“Earthbound” is a bit of a Dr. Who riff on the hijinks of a lonely alien experiencing modern day Europe. Only, in this case, we’re kept guessing about whether Joe (Rafe Spall) is actually the man who fell to Earth or the one who flew over the cuckoo’s nest. His beliefs are the result of his father’s deathbed confession that the pair of them escaped from planet Zaxalon years ago to avoid death via the ritual sacrifice of an invading alien species. Joe must continue posing as a human to avoid Zalador’s ever-watchful bounty hunters. That’s a lot of heavy stuff to lay on an impressionable 11-year-old. A young boy has a hard enough time trying to fit in without the baggage of believing he’ll never live a normal human life because the entire fate of a species rests on his shoulders. So “Earthbound” is either about an orphaned alien in Dublin attempting to fulfill his destiny, or it’s about a young man who, thanks to his manic-depressive father, has been living a lonely, delusional life. Separately, either of these plots might have made really good films. But together, the two stories never gel. Writer/director, Alan Brennan, wastes so much time keeping us guessing that he forgets to develop his characters. By the time he reveals the truth, you’re no longer invested in the ending. You just want it to end.
On the bright side, the film maintains a light, campy tone that forgives many of its flaws. References to other comic book and sci-fi stories are so prevalent that it sometimes feels a bit like plagiarism. Joe is basically a reverse Superman as he is weakened, not strengthened by the Earth’s yellow sun. Thus, he has an endless list of allergies and ailments. His father provides beyond-the-grave guidance via a holographic database, bringing to mind Jor-El’s crystal messages in the Fortress of Solitude. These references also lend to the question of his sanity. Are the comics and movies really misinterpretations of the real deal? Or did pop culture help Joe flesh out his fantasy?

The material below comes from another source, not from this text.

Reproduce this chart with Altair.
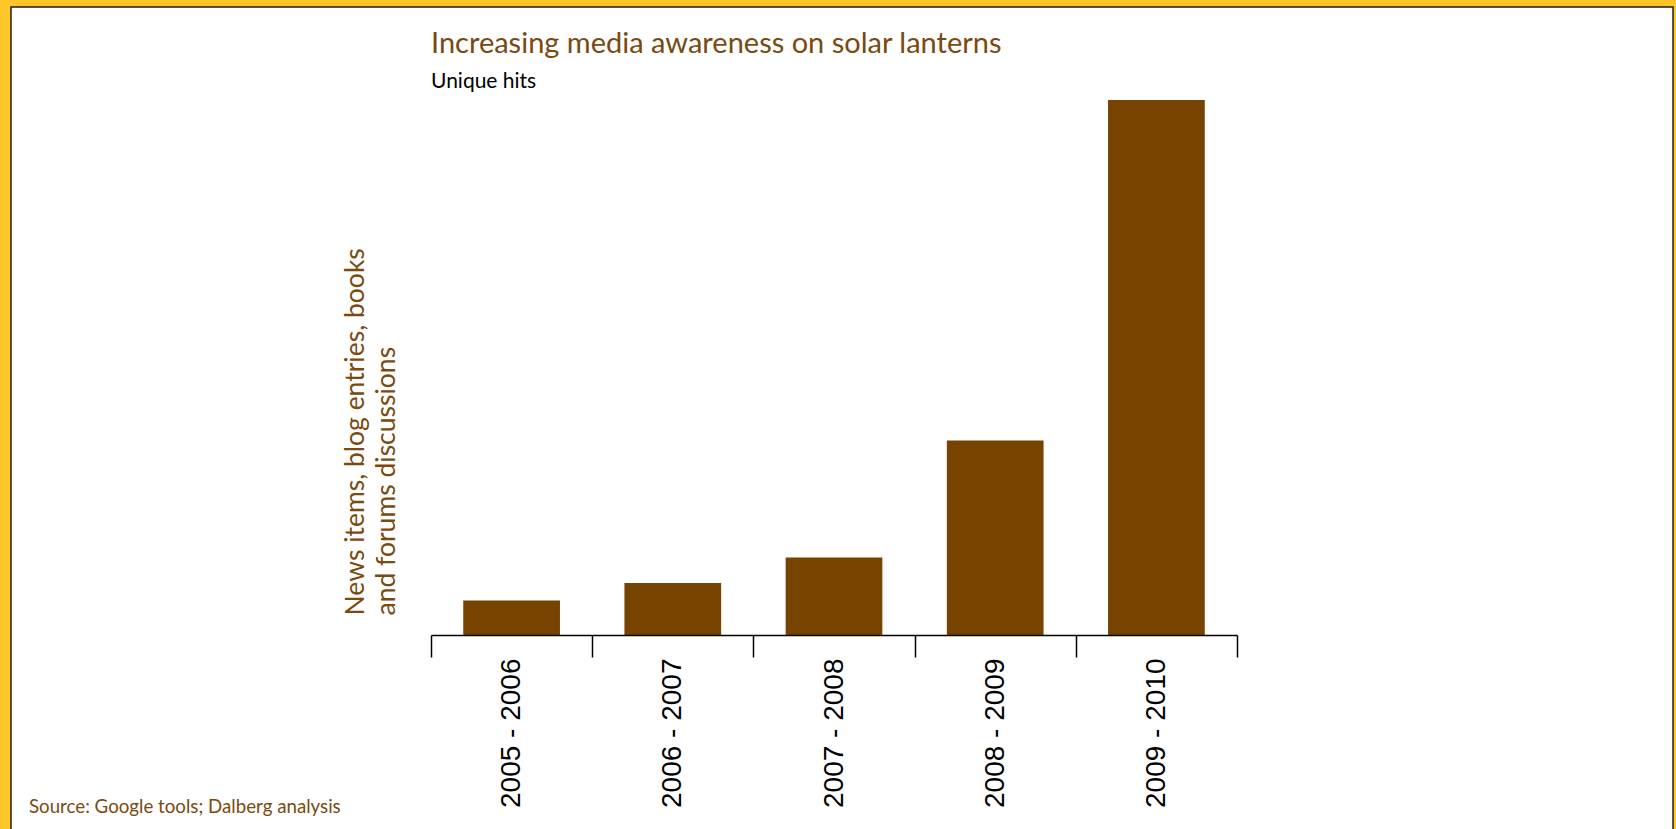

We see the story from Joe’s point of view so even though his sanity is constantly in question, we’re privy to plenty alien business. His paranoia regarding the bounty hunters keeps things suspenseful. Are those shifty fellows from H.R. just waiting for their moment to strike, or do they really just want to give Joe a promotion? Spall’s performance is endearing, channeling the joy, excitement and adoration for humanity that David Tennant displayed on Dr. Who. He’s not so much a force to be reckoned with as the 10th doctor, but he’s brave and determined. It’s mainly the romantic aspect of this Sci-Fi RomCom that falls short.
Joe has zero chemistry with his love interest, Maria (Jen Murray). Joe only decides to pursue her when the alien device on his wrist identifies her as a one-in-a-million genetic match for mating. Genetic compatibility is not quite the same thing as love at first sight. Maria’s attitude toward Joe seems to fluctuate between wariness and pity. He has to be very persistent to get her to go out with him. Even then, she only agrees because, as a last ditch effort, he happens to suggest one of her favorite activities (laser tag). Though they eventually move in together, Maria never really seems to like him all that much. Their relationship is, at best, a grammar school romance. Some of the blame may lie with the performances. I’ve never seen Jen Murray before so I don’t know if she’s always this bland. But I’m not sure even Billie Piper could have made the character endearing. Once Joe confesses his secret, Maria spends much of the rest of the film trying to get him committed. This one-in-a-million woman sure is a jerk.
Overall, I’d recommend spending a Sunday afternoon with “Earthbound.” But it’s definitely not marriage material.